The increase in phony products in recent months has certainly been noted among supply chain professionals, and unfortunately, it does not appear to be something that can be addressed comprehensively when there are so many other concerns in the sector, according to Medpage Today. This issue was recently addressed in a hearing held by the U.S. Senate Finance Committee, as demand for personal protective equipment in particular has led to a surge in delays, hangups and even fraud.
"Before the coronavirus pandemic, hospitals and healthcare workers could avoid purchasing counterfeits by tapping into tried-and-true supply chains," Committee Chairman Chuck Grassley, an Iowa Republican, said at the hearing. "However, as the demand for PPE skyrocketed, some of these providers have had to go outside their normal supply chains to source supplies, and in some cases have inadvertently purchased fake, faulty, and even illicit medical supplies."
Another major problem
Meanwhile, supply chain experts have also grown increasingly concerned with the prevalence of so-called food fraud - including substituting, omitting or diluting ingredients that can put consumers at risk, according to Food Engineering. Alma Delia Hernández, a food safety professional at a supply chain consulting company, noted that companies are increasingly successful at identifying these issues through emerging technology, but it's still a major problem for the industry.

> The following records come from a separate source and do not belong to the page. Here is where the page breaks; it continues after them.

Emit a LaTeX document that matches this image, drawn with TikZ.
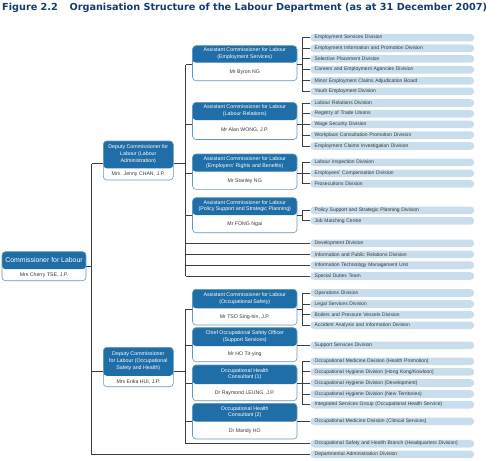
\documentclass[tikz,border=0pt]{standalone}
\usepackage{fontspec}
\setmainfont{Liberation Sans}
\newfontfamily\ldTitleFont{DejaVu Sans}
\usetikzlibrary{positioning,calc}
\definecolor{ldBlue}{HTML}{1F6EA7}
\definecolor{ldLightBlue}{HTML}{C8DEEC}
\definecolor{ldNavy}{HTML}{173D6D}
\definecolor{ldGrey}{HTML}{3E3E3E}
\definecolor{ldText}{HTML}{383838}
\tikzset{
    ldBox/.style={
        draw=ldBlue!70,
        fill=white,
        rounded corners=3.5pt,
        line width=0.6pt,
        inner sep=0pt,
        minimum width=104.5pt,
        minimum height=35pt,
        path picture={\fill[ldBlue] (path picture bounding box.north west)
            rectangle ([yshift=-#1]path picture bounding box.north east);}
    },
    ldHead/.style={
        text=white,
        align=center,
        inner sep=0pt,
        font=\fontsize{5.3}{6.8}\selectfont
    },
    ldName/.style={
        text=ldText,
        inner sep=0pt,
        font=\fontsize{5.2}{6}\selectfont
    },
    ldDiv/.style={
        fill=ldLightBlue,
        rounded corners=3.8pt,
        minimum height=7.6pt,
        text width=155pt,
        inner xsep=4.5pt,
        inner ysep=0pt,
        align=left,
        anchor=west,
        text=ldText,
        font=\fontsize{5.0}{5.6}\selectfont
    },
    ldLine/.style={draw=ldGrey,line width=0.9pt}
}

\begin{document}
\begin{tikzpicture}[x=1pt,y=-1pt]
    \useasboundingbox (0,0) rectangle (500,460);

    \node[anchor=west,inner sep=0pt,text=ldNavy,font=\ldTitleFont\fontsize{9.7}{11}\selectfont\bfseries] (title) at (2,7.5)
        {Figure 2.2\hspace{1.2em}Organisation Structure of the Labour Department (as at 31 December 2007)};

    % officers
    \node[ldBox=17.5pt,minimum width=84pt,minimum height=29pt] (com) at (44,266.2) {};
    \node[ldHead,font=\fontsize{6.9}{8}\selectfont] (comT) at ([yshift=-8.75pt]com.north) {Commissioner for Labour};
    \node[ldName] (comN) at ([yshift=5.75pt]com.south) {Mrs Cherry TSE, J.P.};

    \node[ldBox=27.3pt,minimum width=70pt,minimum height=39pt] (dca) at (138.3,160.5) {};
    \node[ldHead] (dcaT) at ([yshift=-13.65pt]dca.north) {Deputy Commissioner for\\Labour (Labour\\Administration)};
    \node[ldName] (dcaN) at ([yshift=5.85pt]dca.south) {Mrs. Jenny CHAN, J.P.};

    \node[ldBox=28.5pt,minimum width=70pt,minimum height=39.4pt] (dcb) at (138.3,367) {};
    \node[ldHead] (dcbT) at ([yshift=-14.25pt]dcb.north) {Deputy Commissioner\\for Labour (Occupational\\Safety and Health)};
    \node[ldName] (dcbN) at ([yshift=5.45pt]dcb.south) {Mrs Erika HUI, J.P.};

    \node[ldBox=17pt] (acES) at (244.75,63.2) {};
    \node[ldHead] (acEST) at ([yshift=-8.5pt]acES.north) {Assistant Commissioner for Labour\\(Employment Services)};
    \node[ldName] (acESN) at ([yshift=9pt]acES.south) {Mr Byron NG};

    \node[ldBox=17.5pt,minimum height=37pt] (acLR) at (244.75,121) {};
    \node[ldHead] (acLRT) at ([yshift=-8.75pt]acLR.north) {Assistant Commissioner for Labour\\(Labour Relations)};
    \node[ldName] (acLRN) at ([yshift=9.75pt]acLR.south) {Mr Alan WONG, J.P.};

    \node[ldBox=17.7pt,minimum height=35.3pt] (acERB) at (244.75,171.65) {};
    \node[ldHead] (acERBT) at ([yshift=-8.85pt]acERB.north) {Assistant Commissioner for Labour\\(Employers’ Rights and Benefits)};
    \node[ldName] (acERBN) at ([yshift=8.8pt]acERB.south) {Mr Stanley NG};

    \node[ldBox=17.3pt] (acPSP) at (244.75,215.2) {};
    \node[ldHead] (acPSPT) at ([yshift=-8.65pt]acPSP.north) {Assistant Commissioner for Labour\\(Policy Support and Strategic Planning)};
    \node[ldName] (acPSPN) at ([yshift=8.85pt]acPSP.south) {Mr FONG Ngai};

    \node[ldBox=19pt,minimum height=35.7pt] (acOS) at (244.75,307.15) {};
    \node[ldHead] (acOST) at ([yshift=-9.5pt]acOS.north) {Assistant Commissioner for Labour\\(Occupational Safety)};
    \node[ldName] (acOSN) at ([yshift=8.35pt]acOS.south) {Mr TSO Sing-hin, J.P.};

    \node[ldBox=18.3pt,minimum height=34pt] (coso) at (244.75,344.7) {};
    \node[ldHead] (cosoT) at ([yshift=-9.15pt]coso.north) {Chief Occupational Safety Officer\\(Support Services)};
    \node[ldName] (cosoN) at ([yshift=7.85pt]coso.south) {Mr HO Tit-ying};

    \node[ldBox=19pt,minimum height=35.7pt] (ohcA) at (244.75,382.85) {};
    \node[ldHead] (ohcAT) at ([yshift=-9.5pt]ohcA.north) {Occupational Health\\Consultant (1)};
    \node[ldName] (ohcAN) at ([yshift=8.35pt]ohcA.south) {Dr Raymond LEUNG, J.P.};

    \node[ldBox=18.4pt,minimum height=35.7pt] (ohcB) at (244.75,421.15) {};
    \node[ldHead] (ohcBT) at ([yshift=-9.2pt]ohcB.north) {Occupational Health\\Consultant (2)};
    \node[ldName] (ohcBN) at ([yshift=8.65pt]ohcB.south) {Dr Mandy HO};

    % divisions
    \foreach \y/\t [count=\i] in {37.7/Employment Services Division,
            48.3/Employment Information and Promotion Division,
            58.9/Selective Placement Division,
            69.7/Careers and Employment Agencies Division,
            80.8/Minor Employment Claims Adjudication Board,
            91.3/Youth Employment Division}
        \node[ldDiv] (es\i) at (310,\y) {\t};
    \foreach \y/\t [count=\i] in {103/Labour Relations Division,
            113.7/Registry of Trade Unions,
            124.4/Wage Security Division,
            135.1/Workplace Consultation Promotion Division,
            146/Employment Claims Investigation Division}
        \node[ldDiv] (lr\i) at (310,\y) {\t};
    \foreach \y/\t [count=\i] in {162.4/Labour Inspection Division,
            173.3/Employees’ Compensation Division,
            183.8/Prosecutions Division}
        \node[ldDiv] (erb\i) at (310,\y) {\t};
    \foreach \y/\t [count=\i] in {210.3/Policy Support and Strategic Planning Division,
            220.8/Job Matching Centre}
        \node[ldDiv] (psp\i) at (310,\y) {\t};
    \node[ldDiv] (dev) at (310,243.3) {Development Division};
    \node[ldDiv] (ipr) at (310,254.3) {Information and Public Relations Division};
    \node[ldDiv] (itm) at (310,265.2) {Information Technology Management Unit};
    \node[ldDiv] (sdt) at (310,276) {Special Duties Team};
    \foreach \y/\t [count=\i] in {293/Operations Division,
            304/Legal Services Division,
            314.7/Boilers and Pressure Vessels Division,
            325.3/Accident Analysis and Information Division}
        \node[ldDiv] (os\i) at (310,\y) {\t};
    \node[ldDiv] (ss) at (310,345.3) {Support Services Division};
    \foreach \y/\t [count=\i] in {361.3/Occupational Medicine Division (Health Promotion),
            371.9/{Occupational Hygiene Division (Hong Kong/Kowloon)},
            383/Occupational Hygiene Division (Development),
            394/Occupational Hygiene Division (New Territories),
            404.7/Integrated Services Group (Occupational Health Service)}
        \node[ldDiv] (ohm\i) at (310,\y) {\t};
    \node[ldDiv] (ocs) at (310,421.3) {Occupational Medicine Division (Clinical Services)};
    \node[ldDiv] (oshb) at (310,443.7) {Occupational Safety and Health Branch (Headquarters Division)};
    \node[ldDiv] (dad) at (310,454.3) {Departmental Administration Division};

    % buses
    \coordinate (comBus) at (91.7,0);
    \coordinate (dcaBus) at (185.5,0);
    \coordinate (dcbBus) at (185.5,0);
    \coordinate (dcaJoinL) at ([yshift=-3pt]dca.west);
    \coordinate (dcaJoinR) at ([yshift=-3pt]dca.east);
    \coordinate (dcbJoinL) at ([yshift=-4pt]dcb.west);
    \coordinate (dcbJoinR) at ([yshift=-4pt]dcb.east);
    \coordinate (esMid) at ($(es1.west)!0.5!(es6.west)$);
    \coordinate (lrMid) at ($(lr1.west)!0.5!(lr5.west)$);
    \coordinate (erbMid) at ($(erb1.west)!0.5!(erb3.west)$);
    \coordinate (pspMid) at ($(psp1.west)!0.5!(psp2.west)$);
    \coordinate (osMid) at ($(os1.west)!0.5!(os4.west)$);
    \coordinate (ohmMid) at ($(ohm1.west)!0.5!(ohm5.west)$);

    % commissioner level
    \draw[ldLine] (com.east) -- (com.east -| comBus);
    \draw[ldLine] (dcaJoinL -| comBus) -- (comBus |- dad.west) -- (dad.west);
    \draw[ldLine] (dcaJoinL -| comBus) -- (dcaJoinL);
    \draw[ldLine] (dcbJoinL -| comBus) -- (dcbJoinL);

    % deputy commissioner (labour administration)
    \draw[ldLine] (dcaJoinR) -- (dcaJoinR -| dcaBus);
    \draw[ldLine] (dcaBus |- esMid) -- (dcaBus |- sdt.west);
    \draw[ldLine] (dcaBus |- esMid) -- (acES.west |- esMid);
    \draw[ldLine] (dcaBus |- lrMid) -- (acLR.west |- lrMid);
    \draw[ldLine] (dcaBus |- erbMid) -- (acERB.west |- erbMid);
    \draw[ldLine] (dcaBus |- pspMid) -- (acPSP.west |- pspMid);
    \draw[ldLine] (dcaBus |- dev.west) -- (dev.west);
    \draw[ldLine] (dcaBus |- ipr.west) -- (ipr.west);
    \draw[ldLine] (dcaBus |- itm.west) -- (itm.west);
    \draw[ldLine] (dcaBus |- sdt.west) -- (sdt.west);

    % deputy commissioner (occupational safety and health)
    \draw[ldLine] (dcbJoinR) -- (dcbJoinR -| dcbBus);
    \draw[ldLine] (dcbBus |- osMid) -- (dcbBus |- oshb.west);
    \draw[ldLine] (dcbBus |- osMid) -- (acOS.west |- osMid);
    \draw[ldLine] (dcbBus |- ss.west) -- (coso.west |- ss.west);
    \draw[ldLine] (dcbBus |- ohmMid) -- (ohcA.west |- ohmMid);
    \draw[ldLine] (dcbBus |- ocs.west) -- (ohcB.west |- ocs.west);
    \draw[ldLine] (dcbBus |- oshb.west) -- (oshb.west);

    % brackets to divisions
    \draw[ldLine] (acES.east |- esMid) -- ([xshift=-8pt]es1.west |- esMid);
    \draw[ldLine] ([xshift=-8pt]es1.west) -- ([xshift=-8pt]es6.west);
    \foreach \i in {1,...,6} \draw[ldLine] (es\i.west) -- ++(-8,0);
    \draw[ldLine] (acLR.east |- lrMid) -- ([xshift=-8pt]lr1.west |- lrMid);
    \draw[ldLine] ([xshift=-8pt]lr1.west) -- ([xshift=-8pt]lr5.west);
    \foreach \i in {1,...,5} \draw[ldLine] (lr\i.west) -- ++(-8,0);
    \draw[ldLine] (acERB.east |- erbMid) -- ([xshift=-8pt]erb1.west |- erbMid);
    \draw[ldLine] ([xshift=-8pt]erb1.west) -- ([xshift=-8pt]erb3.west);
    \foreach \i in {1,...,3} \draw[ldLine] (erb\i.west) -- ++(-8,0);
    \draw[ldLine] (acPSP.east |- pspMid) -- ([xshift=-8pt]psp1.west |- pspMid);
    \draw[ldLine] ([xshift=-8pt]psp1.west) -- ([xshift=-8pt]psp2.west);
    \foreach \i in {1,2} \draw[ldLine] (psp\i.west) -- ++(-8,0);
    \draw[ldLine] (acOS.east |- osMid) -- ([xshift=-8pt]os1.west |- osMid);
    \draw[ldLine] ([xshift=-8pt]os1.west) -- ([xshift=-8pt]os4.west);
    \foreach \i in {1,...,4} \draw[ldLine] (os\i.west) -- ++(-8,0);
    \draw[ldLine] (coso.east |- ss.west) -- (ss.west);
    \draw[ldLine] (ohcA.east |- ohmMid) -- ([xshift=-8pt]ohm1.west |- ohmMid);
    \draw[ldLine] ([xshift=-8pt]ohm1.west) -- ([xshift=-8pt]ohm5.west);
    \foreach \i in {1,...,5} \draw[ldLine] (ohm\i.west) -- ++(-8,0);
    \draw[ldLine] (ohcB.east |- ocs.west) -- (ocs.west);
\end{tikzpicture}
\end{document}
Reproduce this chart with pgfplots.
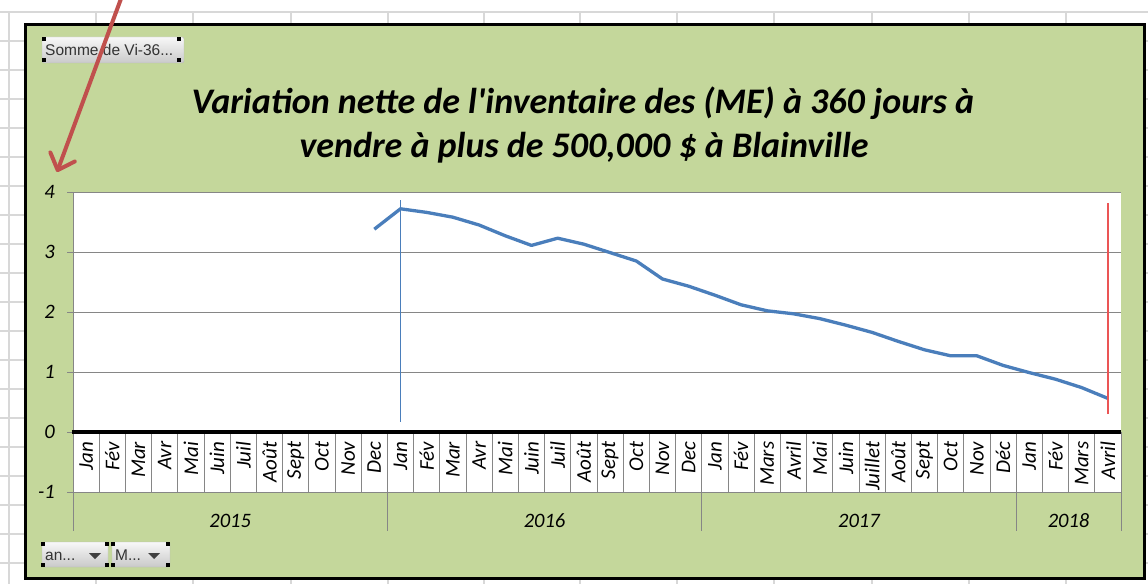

Altogether, it's estimated that this kind of fraud costs the food supply chain some $50 billion per year, especially around certain products like seafood, spices, meat, coffee and more, the report said. A recent industry survey found that consumers are not especially confident in the safety of their food, and that may be particularly true when it comes to food products that are traditionally more expensive and, therefore, more likely to be counterfeited or otherwise tampered with.
A look at the tech
One of the easiest ways producers have found to combat supply chain fraud is to rely on the block chain, encryption and other digital technologies so that items can be tracked easily from the factory or farm to shippers to stores to consumers, according to the Enterprise Times. Properly traced shipments can tell partners or recipients everything that is supposed to be in a given shipment, serial numbers for every item within it and so on, all with a single scan. That, in turn, provides far more confidence about a given item's provenance for all involved.
Of course, this is not an issue that's going to go away any time soon, and companies need to continually plan for and evaluate how they combat fraud of this type on an ongoing basis. Just as manufacturers and freight firms innovate new ways to avoid fraud, those who commit it in the first place are likewise scheming for keeping up with that next wave of protection.